**AIM**
Carry none of the pictures over; write out the complete data exactly.

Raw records
<<<<
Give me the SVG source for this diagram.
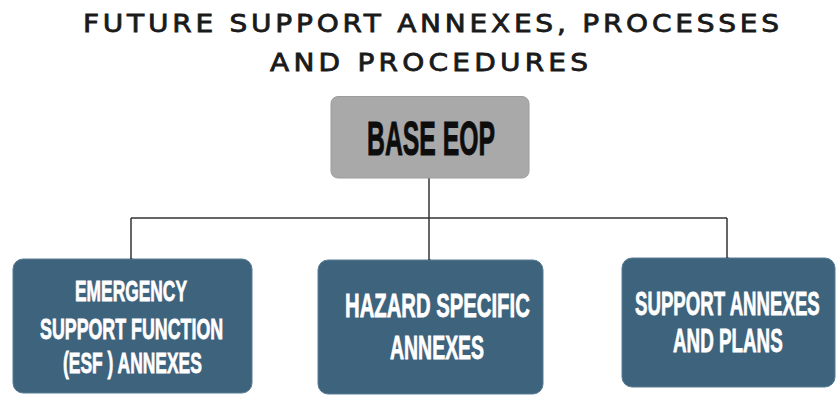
<svg xmlns="http://www.w3.org/2000/svg" width="838" height="397" viewBox="0 0 838 397">
  <defs>
    <marker id="dot" viewBox="0 0 6 6" refX="3" refY="3" markerWidth="3" markerHeight="3" markerUnits="userSpaceOnUse">
      <circle cx="3" cy="3" r="3" fill="#1a1a1a"/>
    </marker>
    <style>
      .title { font-family: "DejaVu Sans", "Noto Sans", sans-serif; font-size: 25px; fill: #1a1a1a; stroke: #1a1a1a; stroke-width: 0.8; }
      .base { fill: #a9a9a9; stroke: #9c9c9c; stroke-width: 1; }
      .base-label { font-family: "Liberation Sans", Arial, sans-serif; font-weight: 700; font-size: 49px; fill: #0d0d0d; stroke: #0d0d0d; stroke-width: 1; }
      .box { fill: #3e637d; stroke: #5a7d95; stroke-width: 1; }
      .label { font-family: "Liberation Sans", Arial, sans-serif; font-weight: 700; font-size: 34px; fill: #ffffff; stroke: #ffffff; stroke-width: 0.8; }
      .label.small { font-size: 30px; }
      .conn { fill: none; stroke: #333333; stroke-width: 1.5; }
    </style>
  </defs>
  <rect width="838" height="397" fill="#ffffff"/>

  <!-- heading: widened, tracked capitals -->
  <g id="title" transform="scale(1.12 1)">
    <text class="title" x="74.1" y="32.5" textLength="621.4" lengthAdjust="spacing">FUTURE SUPPORT ANNEXES, PROCESSES</text>
    <text class="title" x="241.1" y="71.5" textLength="283.9" lengthAdjust="spacing">AND PROCEDURES</text>
  </g>

  <!-- connectors -->
  <g id="connectors">
    <path class="conn" d="M429 178 V218"/>
    <path class="conn" d="M131 218 H727"/>
    <path class="conn" d="M131 218 V259" marker-end="url(#dot)"/>
    <path class="conn" d="M429 218 V260" marker-end="url(#dot)"/>
    <path class="conn" d="M727 218 V258" marker-end="url(#dot)"/>
  </g>

  <!-- root node: condensed bold label, squeezed horizontally -->
  <g id="base-eop">
    <rect class="base" x="331" y="96.5" width="198" height="81.5" rx="7"/>
    <text class="base-label" transform="translate(367 155) scale(0.52 1)" x="0" y="0" textLength="246" lengthAdjust="spacingAndGlyphs">BASE EOP</text>
  </g>

  <!-- child nodes -->
  <g id="esf-annexes">
    <rect class="box" x="13" y="259" width="239" height="134" rx="10"/>
    <text class="label small" transform="translate(75 301) scale(0.56 1)" x="0" y="0" textLength="200" lengthAdjust="spacingAndGlyphs">EMERGENCY</text>
    <text class="label small" transform="translate(40 338.5) scale(0.56 1)" x="0" y="0" textLength="327" lengthAdjust="spacingAndGlyphs">SUPPORT  FUNCTION</text>
    <text class="label small" transform="translate(63 373) scale(0.56 1)" x="0" y="0" textLength="248" lengthAdjust="spacingAndGlyphs">(ESF ) ANNEXES</text>
  </g>

  <g id="hazard-annexes">
    <rect class="box" x="318" y="260" width="225" height="134" rx="10"/>
    <text class="label" transform="translate(345 317) scale(0.56 1)" x="0" y="0" textLength="330" lengthAdjust="spacingAndGlyphs">HAZARD SPECIFIC</text>
    <text class="label" transform="translate(390 359) scale(0.56 1)" x="0" y="0" textLength="168" lengthAdjust="spacingAndGlyphs">ANNEXES</text>
  </g>

  <g id="support-annexes">
    <rect class="box" x="622" y="258" width="213" height="129" rx="10"/>
    <text class="label" transform="translate(635 315) scale(0.56 1)" x="0" y="0" textLength="330" lengthAdjust="spacingAndGlyphs">SUPPORT ANNEXES</text>
    <text class="label" transform="translate(673 352) scale(0.56 1)" x="0" y="0" textLength="196" lengthAdjust="spacingAndGlyphs">AND PLANS</text>
  </g>
</svg>
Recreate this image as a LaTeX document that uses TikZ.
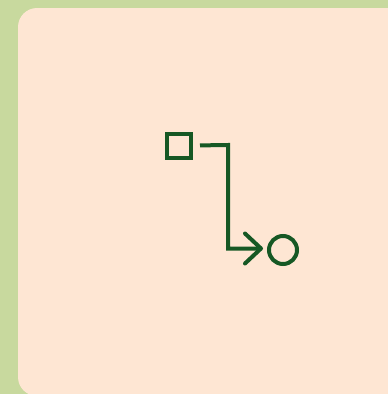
>>>>
**TASK SOLUTION**
Give me the SVG source for this diagram.
<svg xmlns="http://www.w3.org/2000/svg" width="838" height="397" viewBox="0 0 838 397">
  <defs>
    <marker id="dot" viewBox="0 0 6 6" refX="3" refY="3" markerWidth="3" markerHeight="3" markerUnits="userSpaceOnUse">
      <circle cx="3" cy="3" r="3" fill="#1a1a1a"/>
    </marker>
    <style>
      .title { font-family: "DejaVu Sans", "Noto Sans", sans-serif; font-size: 25px; fill: #1a1a1a; stroke: #1a1a1a; stroke-width: 0.8; }
      .base { fill: #a9a9a9; stroke: #9c9c9c; stroke-width: 1; }
      .base-label { font-family: "Liberation Sans", Arial, sans-serif; font-weight: 700; font-size: 49px; fill: #0d0d0d; stroke: #0d0d0d; stroke-width: 1; }
      .box { fill: #3e637d; stroke: #5a7d95; stroke-width: 1; }
      .label { font-family: "Liberation Sans", Arial, sans-serif; font-weight: 700; font-size: 34px; fill: #ffffff; stroke: #ffffff; stroke-width: 0.8; }
      .label.small { font-size: 30px; }
      .conn { fill: none; stroke: #333333; stroke-width: 1.5; }
    </style>
  </defs>
  <rect width="838" height="397" fill="#ffffff"/>

  <!-- heading: widened, tracked capitals -->
  <g id="title" transform="scale(1.12 1)">
    <text class="title" x="74.1" y="32.5" textLength="621.4" lengthAdjust="spacing">FUTURE SUPPORT ANNEXES, PROCESSES</text>
    <text class="title" x="241.1" y="71.5" textLength="283.9" lengthAdjust="spacing">AND PROCEDURES</text>
  </g>

  <!-- connectors -->
  <g id="connectors">
    <path class="conn" d="M429 178 V218"/>
    <path class="conn" d="M131 218 H727"/>
    <path class="conn" d="M131 218 V259" marker-end="url(#dot)"/>
    <path class="conn" d="M429 218 V260" marker-end="url(#dot)"/>
    <path class="conn" d="M727 218 V258" marker-end="url(#dot)"/>
  </g>

  <!-- root node: condensed bold label, squeezed horizontally -->
  <g id="base-eop">
    <rect class="base" x="331" y="96.5" width="198" height="81.5" rx="7"/>
    <text class="base-label" transform="translate(367 155) scale(0.52 1)" x="0" y="0" textLength="246" lengthAdjust="spacingAndGlyphs">BASE EOP</text>
  </g>

  <!-- child nodes -->
  <g id="esf-annexes">
    <rect class="box" x="13" y="259" width="239" height="134" rx="10"/>
    <text class="label small" transform="translate(75 301) scale(0.56 1)" x="0" y="0" textLength="200" lengthAdjust="spacingAndGlyphs">EMERGENCY</text>
    <text class="label small" transform="translate(40 338.5) scale(0.56 1)" x="0" y="0" textLength="327" lengthAdjust="spacingAndGlyphs">SUPPORT  FUNCTION</text>
    <text class="label small" transform="translate(63 373) scale(0.56 1)" x="0" y="0" textLength="248" lengthAdjust="spacingAndGlyphs">(ESF ) ANNEXES</text>
  </g>

  <g id="hazard-annexes">
    <rect class="box" x="318" y="260" width="225" height="134" rx="10"/>
    <text class="label" transform="translate(345 317) scale(0.56 1)" x="0" y="0" textLength="330" lengthAdjust="spacingAndGlyphs">HAZARD SPECIFIC</text>
    <text class="label" transform="translate(390 359) scale(0.56 1)" x="0" y="0" textLength="168" lengthAdjust="spacingAndGlyphs">ANNEXES</text>
  </g>

  <g id="support-annexes">
    <rect class="box" x="622" y="258" width="213" height="129" rx="10"/>
    <text class="label" transform="translate(635 315) scale(0.56 1)" x="0" y="0" textLength="330" lengthAdjust="spacingAndGlyphs">SUPPORT ANNEXES</text>
    <text class="label" transform="translate(673 352) scale(0.56 1)" x="0" y="0" textLength="196" lengthAdjust="spacingAndGlyphs">AND PLANS</text>
  </g>
</svg>
Recreate this image as a LaTeX document that uses TikZ.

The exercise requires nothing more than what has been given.